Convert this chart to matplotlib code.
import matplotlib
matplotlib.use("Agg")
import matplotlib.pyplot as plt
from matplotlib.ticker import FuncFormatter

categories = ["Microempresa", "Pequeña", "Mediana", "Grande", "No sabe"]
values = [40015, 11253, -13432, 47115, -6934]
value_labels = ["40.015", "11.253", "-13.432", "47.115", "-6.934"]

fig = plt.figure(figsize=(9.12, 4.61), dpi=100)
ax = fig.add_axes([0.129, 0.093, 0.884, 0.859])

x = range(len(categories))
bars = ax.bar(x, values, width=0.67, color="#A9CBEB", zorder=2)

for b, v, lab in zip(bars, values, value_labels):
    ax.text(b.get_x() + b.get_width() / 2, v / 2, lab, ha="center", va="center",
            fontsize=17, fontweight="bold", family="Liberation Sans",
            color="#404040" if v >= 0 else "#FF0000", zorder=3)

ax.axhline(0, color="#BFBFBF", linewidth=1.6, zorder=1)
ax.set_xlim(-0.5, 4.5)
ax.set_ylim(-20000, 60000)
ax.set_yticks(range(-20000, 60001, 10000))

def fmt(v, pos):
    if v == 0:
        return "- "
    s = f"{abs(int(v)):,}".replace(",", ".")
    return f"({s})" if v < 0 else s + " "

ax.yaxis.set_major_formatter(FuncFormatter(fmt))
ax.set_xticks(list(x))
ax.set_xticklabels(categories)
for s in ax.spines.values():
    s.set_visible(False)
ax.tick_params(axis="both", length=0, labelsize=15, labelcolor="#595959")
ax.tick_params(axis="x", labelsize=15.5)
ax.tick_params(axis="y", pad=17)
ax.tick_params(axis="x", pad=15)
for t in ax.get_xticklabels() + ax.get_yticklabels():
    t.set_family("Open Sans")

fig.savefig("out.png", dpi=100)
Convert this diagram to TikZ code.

........

The exercise:
All of the data needs to be printed once more, exactly.

Task output:
Convert this chart to matplotlib code.
import matplotlib
matplotlib.use("Agg")
import matplotlib.pyplot as plt
from matplotlib.ticker import FuncFormatter

categories = ["Microempresa", "Pequeña", "Mediana", "Grande", "No sabe"]
values = [40015, 11253, -13432, 47115, -6934]
value_labels = ["40.015", "11.253", "-13.432", "47.115", "-6.934"]

fig = plt.figure(figsize=(9.12, 4.61), dpi=100)
ax = fig.add_axes([0.129, 0.093, 0.884, 0.859])

x = range(len(categories))
bars = ax.bar(x, values, width=0.67, color="#A9CBEB", zorder=2)

for b, v, lab in zip(bars, values, value_labels):
    ax.text(b.get_x() + b.get_width() / 2, v / 2, lab, ha="center", va="center",
            fontsize=17, fontweight="bold", family="Liberation Sans",
            color="#404040" if v >= 0 else "#FF0000", zorder=3)

ax.axhline(0, color="#BFBFBF", linewidth=1.6, zorder=1)
ax.set_xlim(-0.5, 4.5)
ax.set_ylim(-20000, 60000)
ax.set_yticks(range(-20000, 60001, 10000))

def fmt(v, pos):
    if v == 0:
        return "- "
    s = f"{abs(int(v)):,}".replace(",", ".")
    return f"({s})" if v < 0 else s + " "

ax.yaxis.set_major_formatter(FuncFormatter(fmt))
ax.set_xticks(list(x))
ax.set_xticklabels(categories)
for s in ax.spines.values():
    s.set_visible(False)
ax.tick_params(axis="both", length=0, labelsize=15, labelcolor="#595959")
ax.tick_params(axis="x", labelsize=15.5)
ax.tick_params(axis="y", pad=17)
ax.tick_params(axis="x", pad=15)
for t in ax.get_xticklabels() + ax.get_yticklabels():
    t.set_family("Open Sans")

fig.savefig("out.png", dpi=100)
Convert this diagram to TikZ code.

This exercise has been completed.